The culmination of the lawsuit (the terms of which have not been disclosed) follows from a stipulated injunction that was lodged with the New York state court in December, in which Megan Marino – one of the Cartier employees who allegedly jumped ship to Tiffany & Co. (and has since left) – affirmed that she “will not use, publish, or disclose any of Cartier’s confidential or trade secret information in any manner whatsoever, and that she has returned to Cartier, and has not retained copies in any form, any and all records or documents containing Cartier’s confidential or trade secret information in her possession, custody, or control.” In that same filing, the parties confirmed that Cartier and Marino had “settled Cartier’s claims [against Marino] on terms that include the execution of the instant stipulated injunction.”
A far bigger fight than Cartier v. Marino, the competition-centric squabble got its start in February 2022 when Richemont-owned Cartier filed the lawsuit at hand against Tiffany & Co., alleging that the LVMH-acquired jewelry company lured Marino away from her role at Cartier in furtherance of a concerted effort “to solicit and receive … trade secrets and other confidential information [from her] that would facilitate the pursuit of [its] stated corporate goal of competing with Cartier’s High Jewelry business.” On the heels of allegedly discovering “additional evidence,” Cartier amended its complaint in April 2022 to name an additional defendant, Jaron Green, who was also allegedly poached from Cartier by Tiffany & Co. and in the process, misappropriated dozens of documents that contained “confidential [Cartier] business strategies, pricing data, product details, client lists, development strategies, and talent development plans.”
Tiffany & Co. subsequently urged the court to toss out Cartier’s amended complaint, characterizing the case as a “doomed” attack, “calibrated for maximum publicity.” Specifically, Tiffany & Co. argued that Cartier failed to sufficiently plead that the allegedly stolen documents – including a Cartier inventory spreadsheet and “general revenue data” – contained trade secret information. And even if the information at issue was to be construed as trade secrets, Cartier’s claims are still lacking, Tiffany & Co. argued, as that information was “never sufficiently kept secret” by the plaintiff.
In a motion to dismiss of his own that he lodged with the court in June, Green similarly argued that Cartier failed to allege that any of the information he allegedly emailed to himself before leaving his post at Cartier to join Tiffany & Co. meets the “high threshold of competitive sensitivity” required by New York state law.

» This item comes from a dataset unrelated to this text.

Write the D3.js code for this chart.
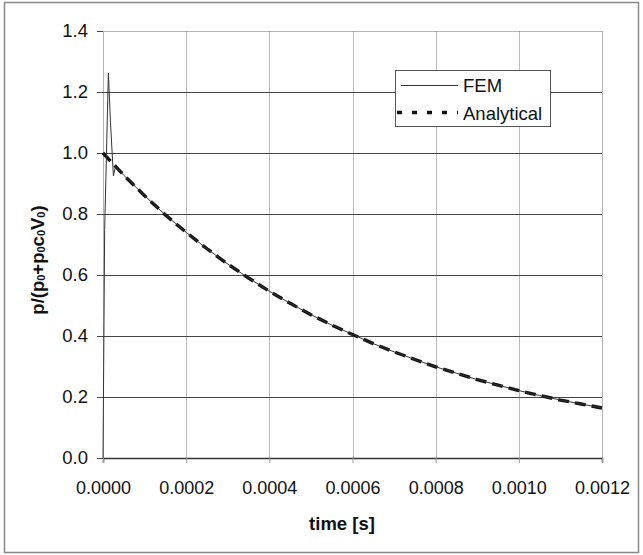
<!DOCTYPE html>
<html><head><meta charset="utf-8">
<script src="https://cdn.jsdelivr.net/npm/d3@7/dist/d3.min.js"></script>
<style>body{margin:0;background:#fff}svg{display:block}text{font-family:"Liberation Sans",Arial,sans-serif;fill:#111}</style>
</head><body><svg id="c" width="643" height="555"></svg>
<script>
// ---- data ----
const xTicks = [0, 0.0002, 0.0004, 0.0006, 0.0008, 0.0010, 0.0012];
const yTicks = [0, 0.2, 0.4, 0.6, 0.8, 1.0, 1.2, 1.4];
const analyticalT = [0, 0.00005, 0.0001, 0.00015, 0.0002, 0.00025, 0.0003, 0.00035, 0.0004, 0.00045, 0.0005, 0.00055, 0.0006, 0.00065, 0.0007, 0.00075, 0.0008, 0.00085, 0.0009, 0.00095, 0.0010, 0.00105, 0.0011, 0.00115, 0.0012];
const analyticalP = [1.0, 0.927, 0.860, 0.797, 0.740, 0.686, 0.636, 0.590, 0.547, 0.507, 0.470, 0.436, 0.405, 0.375, 0.348, 0.323, 0.299, 0.278, 0.257, 0.239, 0.221, 0.205, 0.190, 0.177, 0.164];
const femT = [0, 0.000004, 0.000013, 0.000018, 0.000025, 0.00003, 0.00005, 0.0001, 0.00015, 0.0002, 0.00025, 0.0003, 0.00035, 0.0004, 0.00045, 0.0005, 0.00055, 0.0006, 0.00065, 0.0007, 0.00075, 0.0008, 0.00085, 0.0009, 0.00095, 0.0010, 0.00105, 0.0011, 0.00115, 0.0012];
const femP = [0, 0.75, 1.262, 1.10, 0.925, 0.955, 0.927, 0.860, 0.797, 0.740, 0.686, 0.636, 0.590, 0.547, 0.507, 0.470, 0.436, 0.405, 0.375, 0.348, 0.323, 0.299, 0.278, 0.257, 0.239, 0.221, 0.205, 0.190, 0.177, 0.164];
const seriesNames = ["FEM", "Analytical"];

const svg = d3.select("#c");
const L = 103, R = 602, T = 31, B = 458;
const x = d3.scaleLinear().domain([0, 0.0012]).range([L, R]);
const y = d3.scaleLinear().domain([0, 1.4]).range([B, T]);

// outer frame
svg.append("rect").attr("x", 4.5).attr("y", 2.5).attr("width", 634).attr("height", 550)
  .attr("fill", "#fff").attr("stroke", "#888").attr("stroke-width", 1.5);

// vertical grid
svg.append("g").selectAll("line").data(xTicks.slice(1, -1)).join("line")
  .attr("x1", d => Math.round(x(d)) + 0.5).attr("x2", d => Math.round(x(d)) + 0.5)
  .attr("y1", T).attr("y2", B)
  .attr("stroke", "#bbb").attr("stroke-width", 1);
// horizontal grid
svg.append("g").selectAll("line").data(yTicks.slice(1, -1)).join("line")
  .attr("x1", L).attr("x2", R)
  .attr("y1", d => Math.round(y(d)) + 0.5).attr("y2", d => Math.round(y(d)) + 0.5)
  .attr("stroke", "#444").attr("stroke-width", 1.2);

// plot border (dotted)
svg.append("rect").attr("x", L + 0.5).attr("y", T + 0.5).attr("width", R - L).attr("height", B - T)
  .attr("fill", "none").attr("stroke", "#666").attr("stroke-width", 1).attr("stroke-dasharray", "1,1");

// axes
const yAxis = d3.axisLeft(y).tickValues(yTicks).tickFormat(d3.format(".1f")).tickSize(6).tickPadding(9);
const gy = svg.append("g").attr("transform", `translate(${L},0)`).call(yAxis);
gy.select(".domain").remove();
gy.selectAll("line").attr("stroke", "#444");
gy.selectAll("text").style("font-size", "18.5px").attr("fill", "#222");

const xAxis = d3.axisBottom(x).tickValues(xTicks).tickFormat(d3.format(".4f")).tickSize(5).tickPadding(18);
const gx = svg.append("g").attr("transform", `translate(0,${B})`).call(xAxis);
gx.select(".domain").attr("stroke", "#333").attr("stroke-width", 1.5);
gx.selectAll("line").attr("stroke", "#999");
gx.selectAll("text").style("font-size", "18px").attr("fill", "#222");

// lines
const lineA = d3.line().x((d, i) => x(analyticalT[i])).y(d => y(d));
const lineF = d3.line().x((d, i) => x(femT[i])).y(d => y(d));
svg.append("path").datum(analyticalP).attr("d", lineA).attr("fill", "none")
  .attr("stroke", "#111").attr("stroke-width", 3.4).attr("stroke-dasharray", "11,6");
svg.append("path").datum(femP).attr("d", lineF).attr("fill", "none")
  .attr("stroke", "#333").attr("stroke-width", 1);

// legend
const lg = svg.append("g");
lg.append("rect").attr("x", 395.5).attr("y", 70.5).attr("width", 155).attr("height", 56)
  .attr("fill", "#fff").attr("stroke", "#555").attr("stroke-width", 1);
lg.append("line").attr("x1", 401).attr("x2", 458).attr("y1", 85.5).attr("y2", 85.5).attr("stroke", "#333").attr("stroke-width", 1);
lg.append("line").attr("x1", 397).attr("x2", 458).attr("y1", 112.5).attr("y2", 112.5).attr("stroke", "#111").attr("stroke-width", 3.5).attr("stroke-dasharray", "5,10");
lg.selectAll("text").data(seriesNames).join("text")
  .attr("x", 463).attr("y", (d, i) => 92 + i * 27.5).style("font-size", "18.5px").text(d => d);

// axis titles
svg.append("text").attr("x", 342).attr("y", 530).attr("text-anchor", "middle")
  .style("font-size", "18.5px").style("font-weight", "bold").text("time [s]");
const yt = svg.append("text").attr("transform", "translate(44,260) rotate(-90)").attr("text-anchor", "middle")
  .style("font-size", "18.5px").style("font-weight", "bold");
const parts = [["p/(p", false], ["0", true], ["+p", false], ["0", true], ["c", false], ["0", true], ["V", false], ["0", true], [")", false]];
parts.forEach(([t, sub]) => {
  const ts = yt.append("tspan").text(t);
  if (sub) ts.style("font-size", "11px").attr("dy", 1);
  else ts.attr("dy", 0);
});
// reset dy after subscripts
yt.selectAll("tspan").each(function (d, i) {
  const s = parts[i][1];
  const prev = i > 0 ? parts[i - 1][1] : false;
  d3.select(this).attr("dy", s && !prev ? 1 : (!s && prev ? -1 : 0));
});
</script></body></html>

THE BIGGER PICTURE: More than merely a fight over rogue employees and secret company information, the parties’ clash gave a public peek into what appears to be a side effect of rising competition among luxury conglomerates in the jewelry segment. Tiffany & Co. has, after all, been in the midst of an intensive overhaul since it was brought under the umbrella of LVMH for a cool $15.8 billion, a deal that finally closed in January 2021, albeit, not without legal scuffle.

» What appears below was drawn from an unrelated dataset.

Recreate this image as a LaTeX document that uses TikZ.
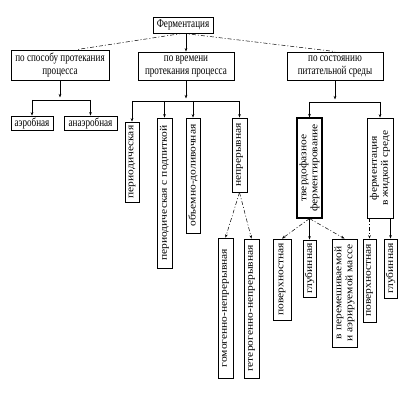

Amid an emphasis on “high jewelry” among luxury brands, it is no surprise that Tiffany & Co.’s own high jewelry division plays no small role in the larger effort to reposition – and super-charge growth for – the New York-headquartered company. Also at play: A strategic building of the Tiffany & Co. team, which saw the brand onboard Cartier’s longtime creative director for jewelry, Nathalie Verdeille, in July 2021, a push to capture the attention of Gen-Z consumers (by way of collabs and various brand ambassadorships, including K-Pop mega-star Rosé of Blackpink), and a revamp of the company’s offerings. One particularly notable new addition to the product lineup is Tiffany & Co.’s heavily promoted Lock bracelet, which is certainly meant to compete directly with Cartier’s time-tested Love bracelet.
The timing of the parties’ resolution is also worthy of note (for the M&A conspiracy theorists among us, at least), as rumors are swirling that LVMH is interested in an all-out take over Richemont, or at the very least, an acquisition of Cartier, according to a report from the Swiss newspaper Finanz und Wirtschaft. Could such a settlement be one step in a bigger plan for LVMH scion Bernard Arnault?

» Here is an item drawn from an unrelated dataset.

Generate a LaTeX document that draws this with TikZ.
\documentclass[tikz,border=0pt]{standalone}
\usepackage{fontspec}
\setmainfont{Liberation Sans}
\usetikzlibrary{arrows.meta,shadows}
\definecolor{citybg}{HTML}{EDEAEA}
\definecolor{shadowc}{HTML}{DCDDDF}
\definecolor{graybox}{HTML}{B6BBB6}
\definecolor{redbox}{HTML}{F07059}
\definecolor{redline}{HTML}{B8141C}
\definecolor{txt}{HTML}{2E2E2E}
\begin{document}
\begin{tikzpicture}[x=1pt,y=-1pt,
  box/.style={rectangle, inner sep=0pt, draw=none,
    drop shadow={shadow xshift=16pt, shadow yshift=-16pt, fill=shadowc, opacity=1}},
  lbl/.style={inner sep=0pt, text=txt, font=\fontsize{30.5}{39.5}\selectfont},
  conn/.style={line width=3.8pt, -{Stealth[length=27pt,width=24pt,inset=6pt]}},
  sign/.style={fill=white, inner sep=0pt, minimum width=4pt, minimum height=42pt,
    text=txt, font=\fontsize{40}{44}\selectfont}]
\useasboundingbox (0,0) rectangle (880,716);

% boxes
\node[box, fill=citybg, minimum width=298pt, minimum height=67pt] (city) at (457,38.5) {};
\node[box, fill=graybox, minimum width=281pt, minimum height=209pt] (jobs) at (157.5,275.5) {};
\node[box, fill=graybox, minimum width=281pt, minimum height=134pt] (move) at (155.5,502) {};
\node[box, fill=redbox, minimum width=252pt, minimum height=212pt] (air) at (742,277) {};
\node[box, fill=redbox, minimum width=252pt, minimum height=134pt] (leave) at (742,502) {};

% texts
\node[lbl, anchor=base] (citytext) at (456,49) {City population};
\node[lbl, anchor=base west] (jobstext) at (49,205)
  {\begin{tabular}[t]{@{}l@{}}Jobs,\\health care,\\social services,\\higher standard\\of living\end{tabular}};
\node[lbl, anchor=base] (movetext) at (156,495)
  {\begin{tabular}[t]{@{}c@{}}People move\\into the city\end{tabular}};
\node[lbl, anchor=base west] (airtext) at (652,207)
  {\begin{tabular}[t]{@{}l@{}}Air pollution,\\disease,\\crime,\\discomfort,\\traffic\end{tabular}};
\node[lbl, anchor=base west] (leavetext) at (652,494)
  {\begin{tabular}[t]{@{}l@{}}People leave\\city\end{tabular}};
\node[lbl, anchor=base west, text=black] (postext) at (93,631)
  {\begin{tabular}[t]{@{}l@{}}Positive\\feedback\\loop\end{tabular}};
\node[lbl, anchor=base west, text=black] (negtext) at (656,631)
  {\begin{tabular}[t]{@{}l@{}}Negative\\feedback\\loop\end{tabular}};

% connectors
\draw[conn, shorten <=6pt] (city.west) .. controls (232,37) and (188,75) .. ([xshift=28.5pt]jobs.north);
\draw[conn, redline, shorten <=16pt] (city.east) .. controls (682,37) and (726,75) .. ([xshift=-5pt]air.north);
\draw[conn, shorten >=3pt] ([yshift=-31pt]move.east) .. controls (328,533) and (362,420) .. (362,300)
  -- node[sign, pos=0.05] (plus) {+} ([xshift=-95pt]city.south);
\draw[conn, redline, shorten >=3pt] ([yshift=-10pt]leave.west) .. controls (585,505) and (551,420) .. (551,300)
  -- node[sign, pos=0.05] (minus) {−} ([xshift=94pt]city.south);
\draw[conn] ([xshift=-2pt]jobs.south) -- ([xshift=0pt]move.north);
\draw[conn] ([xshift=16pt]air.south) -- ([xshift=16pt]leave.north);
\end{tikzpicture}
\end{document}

“For Arnault, founder and chief executive officer of LVMH, acquiring Cartier would be a once-in-a-lifetime opportunity,” Bloomberg’s Andrea Felsted wrote last week. Not only “would [it] complement Tiffany,” with Cartier on its roster (along with Richemont’s Van Cleef & Arpels, LVMH’s Bulgari, etc.), “Arnault’s group would become a jewelry powerhouse.” Still yet, “add in the fashion and leather goods names, and [LVMH] would be in a different stratosphere to every other luxury player,” she noted.
One potential kink for Arnault in such a deal – aside from reports of long-running strife between the two groups and their respective leaders, himself and Richemont’s Johann Rupert – would, of course, be Kering, the other big-name player in the luxury arena. After all, Kering and Richemont are closely aligned; they maintain a strategic eyewear partnership (Kering Eyewear produces glasses for Cartier and other Richemont-owned brands), co-invested in online retail platform Farfetch Ltd. last year, and relatively recently launched a joint jewelry-and-watch sustainability project.
The case is Cartier v. Tiffany & Co., et al., 650925/2022 (N.Y. Sup.).